Danske Bank, Denmark's largest lender, has found itself at the centre of one of the world's biggest money-laundering scandals.
EU Justice Commissioner Vera Jourova has described the $235bn of suspicious transactions as "the biggest scandal we have now in Europe".
The bank is under investigation on both sides of the Atlantic for allegedly funneling billions of dollars in illicit wealth through its Estonian branch, which it acquired in 2006.
From then until 2015, some 200bn euro ($235bn) in suspicious transactions passedthrough the branch.
The massive sum - 10 times Estonia's Gross Domestic Product - was paid in by non-residents, with most deposits coming from Russia.
The story broke in March 2017, after the Estonian branch was mentioned by Danish newspaper Berlingske in connection with the Russia and Azerbaijani Laundromat money laundering operations.
Initially, the sum allegedly laundered was thought to amount to around $2bn, however following investigations by Denmark's Financial Supervisory Authority (FSA), and Danske Bank itself, the figure was realised to be $235bn.
"Experts have been talking about the largest ever money laundering scandal in history, but we still don't have a full picture," Maira Martini, knowledge coordinator at anti-corruption NGO Transparency International, told Al Jazeera. "We know for sure that we are not talking about a few bad apples."
Danske Bank's report, released in September 2018, said the accounts of some 15,000 non-resident customers were being investigated.
Of the 6,200 accounts examined at the time of the report's publication, the "vast majority" were considered "suspicious".
"It turned out that this was so much bigger than anyone had ever imagined," said David Bentow, the editor of Finanswatch, a Danish financial news website. "The report was really a bombshell".
Warnings from authorities in Estonia and Russia as early as 2007, about suspicious activities in the Estonian branch were apparently ignored, while internal mismanagement allowed the branch to effectively operate under a different set of standards to others in the Danske Bank group.
The Danish press also reported that a whistle-blower inside the bank alerted management to the trouble in the Estonian branch around 2012, but this was also apparently ignored.
"Not only did Danske Bank not look carefully enough at this, they were actually aware that there were a lot of suspicious transactions, but they consciously and deliberately chose to look the other way because it was very profitable to manage these types of transactions," Jacob Kirkegaard, a senior fellow at Washington, DC-based Peterson Institute for International Economics, told Al Jazeera.
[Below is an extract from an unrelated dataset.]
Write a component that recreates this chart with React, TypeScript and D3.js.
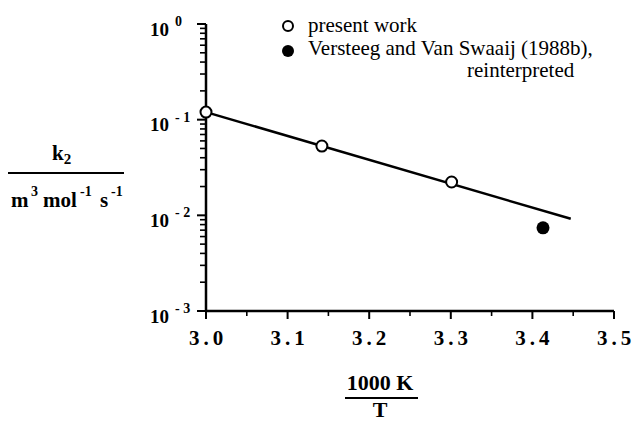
import * as d3 from 'd3';
import * as React from 'react';
import { useEffect, useRef } from 'react';

// data
const presentX = [3.0, 3.142, 3.301];
const presentK = [0.12, 0.053, 0.0223];
const versteegX = [3.413];
const versteegK = [0.0074];
// fitted line end points
const fitX = [3.0, 3.447];
const fitK = [0.12, 0.0092];

const xTicks = [3.0, 3.1, 3.2, 3.3, 3.4, 3.5];
const decades = [0, -1, -2, -3];
const legendLabels = ['present work', 'Versteeg and Van Swaaij (1988b),', 'reinterpreted'];

const W = 634, H = 421;
const serif = "'Liberation Serif', 'Times New Roman', Times, 'DejaVu Serif', serif";

function App() {
  const svgRef = useRef<SVGSVGElement | null>(null);

  useEffect(() => {
    const svg = d3.select(svgRef.current);
    svg.selectAll('*').remove();

    const x = d3.scaleLinear().domain([3.0, 3.5]).range([206, 614]);
    const y = d3.scaleLog().domain([1e-3, 1]).range([311, 24]);

    const g = svg.append('g').style('font-family', serif);

    // axes lines
    g.append('line')
      .attr('x1', x(3.0)).attr('x2', x(3.0))
      .attr('y1', y(1)).attr('y2', y(1e-3))
      .attr('stroke', '#000').attr('stroke-width', 2.5);
    g.append('line')
      .attr('x1', x(3.0)).attr('x2', x(3.5))
      .attr('y1', y(1e-3)).attr('y2', y(1e-3))
      .attr('stroke', '#000').attr('stroke-width', 2.5);

    // y ticks (major + minor)
    const yMinor: number[] = [];
    for (let e = -3; e < 0; e++) {
      for (let m = 2; m <= 9; m++) yMinor.push(m * Math.pow(10, e));
    }
    g.selectAll('.ymin').data(yMinor).enter().append('line')
      .attr('class', 'ymin')
      .attr('x1', x(3.0) - 6).attr('x2', x(3.0))
      .attr('y1', d => y(d)).attr('y2', d => y(d))
      .attr('stroke', '#000').attr('stroke-width', 1.6);
    g.selectAll('.ymaj').data(decades).enter().append('line')
      .attr('class', 'ymaj')
      .attr('x1', x(3.0) - 9).attr('x2', x(3.0))
      .attr('y1', d => y(Math.pow(10, d))).attr('y2', d => y(Math.pow(10, d)))
      .attr('stroke', '#000').attr('stroke-width', 2);

    // y tick labels 10^n
    const lab = g.selectAll('.ylab').data(decades).enter().append('g').attr('class', 'ylab');
    lab.append('text')
      .attr('x', 150).attr('y', d => y(Math.pow(10, d)) + 11.5)
      .style('font-weight', 'bold').style('font-size', '19px')
      .text('10');
    lab.append('text')
      .attr('x', 175).attr('y', d => y(Math.pow(10, d)) + 2)
      .style('font-weight', 'bold').style('font-size', '14px')
      .style('white-space', 'pre')
      .text(d => d === 0 ? '0' : '- ' + (-d));

    // x ticks
    const xMinor = xTicks.slice(0, -1).map(v => v + 0.05);
    g.selectAll('.xmin').data(xMinor).enter().append('line')
      .attr('class', 'xmin')
      .attr('x1', d => x(d)).attr('x2', d => x(d))
      .attr('y1', y(1e-3)).attr('y2', y(1e-3) + 5)
      .attr('stroke', '#000').attr('stroke-width', 1.6);
    g.selectAll('.xmaj').data(xTicks).enter().append('line')
      .attr('class', 'xmaj')
      .attr('x1', d => x(d)).attr('x2', d => x(d))
      .attr('y1', y(1e-3)).attr('y2', y(1e-3) + 8)
      .attr('stroke', '#000').attr('stroke-width', 2);
    g.selectAll('.xlab').data(xTicks).enter().append('text')
      .attr('class', 'xlab')
      .attr('x', d => x(d) + 2).attr('y', 345)
      .attr('text-anchor', 'middle')
      .style('font-weight', 'bold').style('font-size', '21px')
      .style('letter-spacing', '4px')
      .text(d => d.toFixed(1));

    // fitted line
    const line = d3.line<number>()
      .x((d, i) => x(fitX[i]))
      .y(d => y(d));
    g.append('path')
      .datum(fitK)
      .attr('d', line)
      .attr('fill', 'none').attr('stroke', '#000').attr('stroke-width', 2.5);

    // points
    g.selectAll('.pres').data(presentK).enter().append('circle')
      .attr('class', 'pres')
      .attr('cx', (d, i) => x(presentX[i])).attr('cy', d => y(d))
      .attr('r', 5.5).attr('fill', '#fff').attr('stroke', '#000').attr('stroke-width', 2);
    g.selectAll('.vers').data(versteegK).enter().append('circle')
      .attr('class', 'vers')
      .attr('cx', (d, i) => x(versteegX[i])).attr('cy', d => y(d))
      .attr('r', 6.5).attr('fill', '#000');

    // legend
    g.append('circle').attr('cx', 288).attr('cy', 26).attr('r', 5)
      .attr('fill', '#fff').attr('stroke', '#000').attr('stroke-width', 2);
    g.append('circle').attr('cx', 288).attr('cy', 51).attr('r', 6).attr('fill', '#000');
    const legPos = [[308, 32], [308, 55], [467, 77]];
    g.selectAll('.leg').data(legendLabels).enter().append('text')
      .attr('class', 'leg')
      .attr('x', (d, i) => legPos[i][0]).attr('y', (d, i) => legPos[i][1])
      .style('font-size', '21px')
      .text(d => d);

    // y axis title as fraction
    const yt = g.append('g').style('font-weight', 'bold');
    const k = yt.append('text').attr('x', 52).attr('y', 160).style('font-size', '21px');
    k.append('tspan').text('k');
    k.append('tspan').style('font-size', '15px').attr('dy', 4).text('2');
    yt.append('line').attr('x1', 8).attr('x2', 124).attr('y1', 173).attr('y2', 173)
      .attr('stroke', '#000').attr('stroke-width', 2);
    const u = yt.append('text').attr('y', 207).style('font-size', '21px');
    u.append('tspan').attr('x', 11).text('m');
    u.append('tspan').attr('x', 31).attr('dy', -11).style('font-size', '14px').text('3');
    u.append('tspan').attr('x', 43).attr('dy', 11).text('mol');
    u.append('tspan').attr('x', 80).attr('dy', -11).style('font-size', '14px').text('-1');
    u.append('tspan').attr('x', 100).attr('dy', 11).text('s');
    u.append('tspan').attr('x', 111).attr('dy', -11).style('font-size', '14px').text('-1');

    // x axis title as fraction
    const xt = g.append('g').style('font-weight', 'bold')
      .style('font-size', '22px').attr('text-anchor', 'middle');
    xt.append('text').attr('x', 380).attr('y', 390).text('1000 K');
    xt.append('line').attr('x1', 345).attr('x2', 418).attr('y1', 398).attr('y2', 398)
      .attr('stroke', '#000').attr('stroke-width', 2);
    xt.append('text').attr('x', 380).attr('y', 417).text('T');
  }, []);

  return (
    <svg ref={svgRef} width={W} height={H}
      style={{ position: 'absolute', left: 0, top: 0, background: '#fff' }} />
  );
}

export default App;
Non-resident accounts made up the lion's share of the branch's profits, according to the internal report, with 99 percent coming from clients outside Estonia in 2013.
"There are many reasons to be concerned," said Martini. "By enabling or falling to crack down on money laundering, financial institutions and governments are also enabling predicate criminal activities. If a corrupt individual cannot hide illicit funds and cannot spend the money without raising suspicious then stealing public funds also becomes for difficult," she told Al Jazeera.